> **What you should do**
Select and reproduce each line of the listing below that bears the string "chart".

> **Data**

┄┄┄┄┄┄┄┄┄┄

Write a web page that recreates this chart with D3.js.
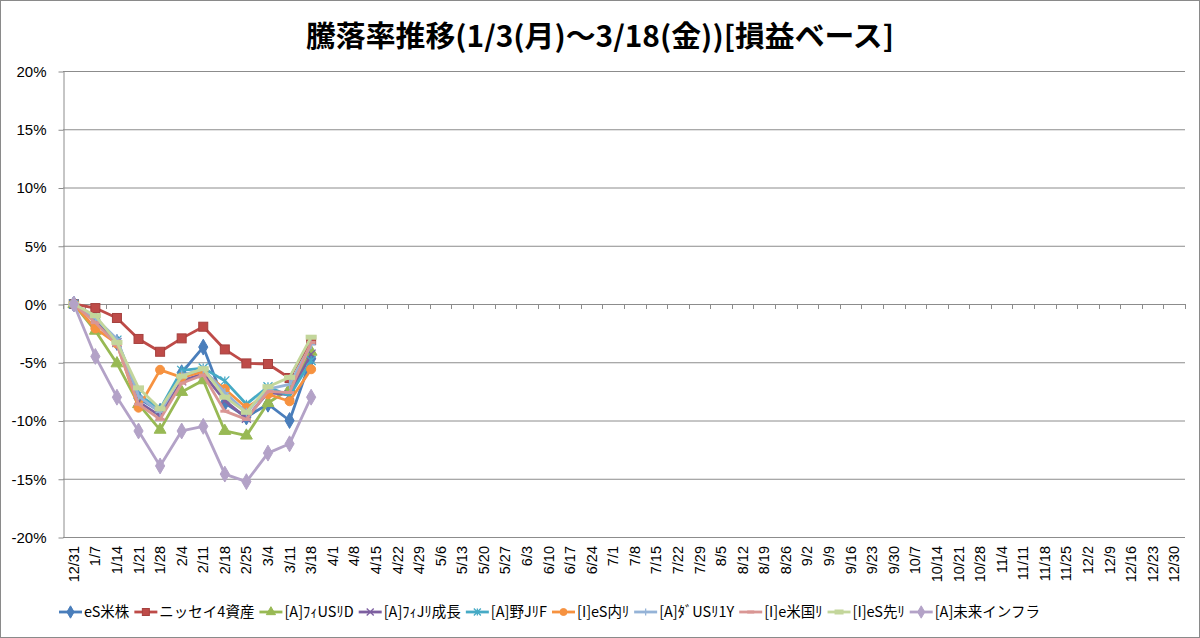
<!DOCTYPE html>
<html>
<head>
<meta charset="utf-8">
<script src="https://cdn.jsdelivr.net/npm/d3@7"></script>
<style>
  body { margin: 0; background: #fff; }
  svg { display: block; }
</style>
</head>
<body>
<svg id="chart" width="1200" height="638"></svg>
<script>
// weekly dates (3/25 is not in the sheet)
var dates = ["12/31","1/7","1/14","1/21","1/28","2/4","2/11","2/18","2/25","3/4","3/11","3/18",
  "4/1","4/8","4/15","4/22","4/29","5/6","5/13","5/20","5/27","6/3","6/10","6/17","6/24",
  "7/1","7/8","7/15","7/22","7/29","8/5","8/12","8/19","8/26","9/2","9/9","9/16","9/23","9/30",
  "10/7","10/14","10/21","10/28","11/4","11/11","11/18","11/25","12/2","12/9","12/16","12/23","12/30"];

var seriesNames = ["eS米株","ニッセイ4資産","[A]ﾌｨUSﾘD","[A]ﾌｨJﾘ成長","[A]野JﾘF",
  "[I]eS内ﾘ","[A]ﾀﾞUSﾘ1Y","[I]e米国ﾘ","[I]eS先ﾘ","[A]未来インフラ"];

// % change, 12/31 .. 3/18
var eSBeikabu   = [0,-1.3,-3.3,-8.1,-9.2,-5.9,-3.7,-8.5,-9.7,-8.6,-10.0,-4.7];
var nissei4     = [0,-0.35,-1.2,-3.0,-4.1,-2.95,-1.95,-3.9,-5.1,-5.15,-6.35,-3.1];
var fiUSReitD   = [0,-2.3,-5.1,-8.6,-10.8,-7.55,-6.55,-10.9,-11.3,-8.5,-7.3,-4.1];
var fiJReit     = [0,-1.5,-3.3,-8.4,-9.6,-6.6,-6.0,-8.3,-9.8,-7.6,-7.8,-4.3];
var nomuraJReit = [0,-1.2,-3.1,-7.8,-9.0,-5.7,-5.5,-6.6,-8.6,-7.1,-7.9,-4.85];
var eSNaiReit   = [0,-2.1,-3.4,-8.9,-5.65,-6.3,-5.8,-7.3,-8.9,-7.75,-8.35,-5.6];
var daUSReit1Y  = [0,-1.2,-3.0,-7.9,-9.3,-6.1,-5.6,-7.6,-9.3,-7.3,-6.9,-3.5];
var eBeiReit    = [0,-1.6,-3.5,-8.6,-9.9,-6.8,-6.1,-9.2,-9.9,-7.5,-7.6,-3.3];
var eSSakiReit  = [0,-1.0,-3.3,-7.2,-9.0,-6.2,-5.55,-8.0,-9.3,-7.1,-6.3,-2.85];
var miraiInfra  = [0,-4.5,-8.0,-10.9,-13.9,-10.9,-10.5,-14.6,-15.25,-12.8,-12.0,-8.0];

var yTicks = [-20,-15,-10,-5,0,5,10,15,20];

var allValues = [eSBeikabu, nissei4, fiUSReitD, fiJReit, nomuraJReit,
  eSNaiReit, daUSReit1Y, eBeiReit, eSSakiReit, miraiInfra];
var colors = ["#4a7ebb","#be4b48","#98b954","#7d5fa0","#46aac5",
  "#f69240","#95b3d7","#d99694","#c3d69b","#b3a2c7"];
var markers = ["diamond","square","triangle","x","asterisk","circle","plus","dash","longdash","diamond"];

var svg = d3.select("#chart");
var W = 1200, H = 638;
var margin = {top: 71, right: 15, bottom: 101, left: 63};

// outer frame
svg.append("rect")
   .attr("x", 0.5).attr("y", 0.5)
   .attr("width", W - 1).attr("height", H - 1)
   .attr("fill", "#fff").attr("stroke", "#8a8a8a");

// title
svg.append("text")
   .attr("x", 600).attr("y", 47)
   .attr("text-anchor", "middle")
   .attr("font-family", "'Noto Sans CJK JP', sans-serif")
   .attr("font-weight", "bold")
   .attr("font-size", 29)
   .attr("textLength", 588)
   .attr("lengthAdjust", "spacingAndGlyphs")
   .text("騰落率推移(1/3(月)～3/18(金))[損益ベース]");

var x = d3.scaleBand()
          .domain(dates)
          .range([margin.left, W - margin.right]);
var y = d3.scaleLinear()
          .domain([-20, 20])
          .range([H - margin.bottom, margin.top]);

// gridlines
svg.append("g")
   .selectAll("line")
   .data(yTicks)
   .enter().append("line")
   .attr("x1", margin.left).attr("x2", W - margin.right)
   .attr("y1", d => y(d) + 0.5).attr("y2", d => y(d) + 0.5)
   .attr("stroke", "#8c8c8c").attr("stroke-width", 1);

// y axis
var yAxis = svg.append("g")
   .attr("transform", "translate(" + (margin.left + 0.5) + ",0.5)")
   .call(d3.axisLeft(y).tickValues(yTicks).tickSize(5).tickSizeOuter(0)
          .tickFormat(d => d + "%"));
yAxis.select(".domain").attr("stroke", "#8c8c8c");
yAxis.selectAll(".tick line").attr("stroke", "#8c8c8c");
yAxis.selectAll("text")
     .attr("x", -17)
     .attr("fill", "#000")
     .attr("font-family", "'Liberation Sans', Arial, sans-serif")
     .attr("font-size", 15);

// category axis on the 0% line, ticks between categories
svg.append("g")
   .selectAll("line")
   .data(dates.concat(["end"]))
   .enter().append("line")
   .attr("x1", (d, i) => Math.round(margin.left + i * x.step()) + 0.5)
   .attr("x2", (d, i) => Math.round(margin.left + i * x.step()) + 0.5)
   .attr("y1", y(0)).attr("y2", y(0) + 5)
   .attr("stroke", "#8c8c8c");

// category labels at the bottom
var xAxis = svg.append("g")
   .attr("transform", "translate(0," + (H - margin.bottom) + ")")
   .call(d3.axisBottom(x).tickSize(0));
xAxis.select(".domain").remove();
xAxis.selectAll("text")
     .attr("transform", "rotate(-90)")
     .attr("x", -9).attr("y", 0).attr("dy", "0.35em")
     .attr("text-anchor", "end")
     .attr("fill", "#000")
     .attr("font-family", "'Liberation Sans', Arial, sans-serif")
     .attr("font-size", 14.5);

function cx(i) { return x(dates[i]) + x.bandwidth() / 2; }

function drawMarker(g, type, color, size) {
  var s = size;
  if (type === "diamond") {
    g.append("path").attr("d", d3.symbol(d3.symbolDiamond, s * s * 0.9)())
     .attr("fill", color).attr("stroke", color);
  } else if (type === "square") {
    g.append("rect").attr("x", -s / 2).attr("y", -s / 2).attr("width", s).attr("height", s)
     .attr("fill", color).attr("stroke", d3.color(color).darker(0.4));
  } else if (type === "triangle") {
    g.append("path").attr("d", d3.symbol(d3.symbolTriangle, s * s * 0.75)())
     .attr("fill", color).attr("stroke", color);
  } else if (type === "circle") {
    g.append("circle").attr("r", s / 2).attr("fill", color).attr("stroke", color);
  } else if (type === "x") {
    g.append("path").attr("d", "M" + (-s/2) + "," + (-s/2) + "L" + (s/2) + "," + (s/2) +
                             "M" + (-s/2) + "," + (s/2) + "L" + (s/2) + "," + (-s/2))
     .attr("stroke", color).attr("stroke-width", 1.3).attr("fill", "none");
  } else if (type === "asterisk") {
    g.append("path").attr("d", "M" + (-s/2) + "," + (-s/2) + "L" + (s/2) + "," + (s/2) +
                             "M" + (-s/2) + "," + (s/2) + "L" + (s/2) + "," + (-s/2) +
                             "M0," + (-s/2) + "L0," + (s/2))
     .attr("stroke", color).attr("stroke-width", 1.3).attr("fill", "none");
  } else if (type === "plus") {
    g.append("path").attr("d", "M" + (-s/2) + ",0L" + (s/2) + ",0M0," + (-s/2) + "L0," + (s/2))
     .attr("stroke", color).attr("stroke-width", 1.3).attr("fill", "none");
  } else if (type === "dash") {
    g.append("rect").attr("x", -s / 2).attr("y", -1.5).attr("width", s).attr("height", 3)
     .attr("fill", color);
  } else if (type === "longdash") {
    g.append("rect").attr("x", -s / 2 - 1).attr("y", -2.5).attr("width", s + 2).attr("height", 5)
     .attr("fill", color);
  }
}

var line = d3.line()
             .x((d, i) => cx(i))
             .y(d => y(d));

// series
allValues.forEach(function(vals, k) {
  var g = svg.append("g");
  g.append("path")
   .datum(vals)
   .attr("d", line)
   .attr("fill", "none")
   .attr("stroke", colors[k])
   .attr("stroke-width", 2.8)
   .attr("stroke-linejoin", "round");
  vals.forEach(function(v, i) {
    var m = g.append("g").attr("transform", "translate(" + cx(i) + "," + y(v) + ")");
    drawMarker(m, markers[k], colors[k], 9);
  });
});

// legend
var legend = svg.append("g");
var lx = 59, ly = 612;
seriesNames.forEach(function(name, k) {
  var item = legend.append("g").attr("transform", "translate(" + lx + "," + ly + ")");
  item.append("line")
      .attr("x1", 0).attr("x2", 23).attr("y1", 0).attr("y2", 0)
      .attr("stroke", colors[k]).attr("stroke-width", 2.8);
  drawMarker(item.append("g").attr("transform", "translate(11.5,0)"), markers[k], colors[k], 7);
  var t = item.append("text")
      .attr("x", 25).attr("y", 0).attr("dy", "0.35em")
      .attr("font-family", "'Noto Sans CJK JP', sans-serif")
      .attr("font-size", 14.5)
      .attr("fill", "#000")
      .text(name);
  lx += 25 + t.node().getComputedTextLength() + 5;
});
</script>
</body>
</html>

┄┄┄┄┄┄┄┄┄┄

> **Output for this exercise**
Write a web page that recreates this chart with D3.js.
<svg id="chart" width="1200" height="638"></svg>
var svg = d3.select("#chart");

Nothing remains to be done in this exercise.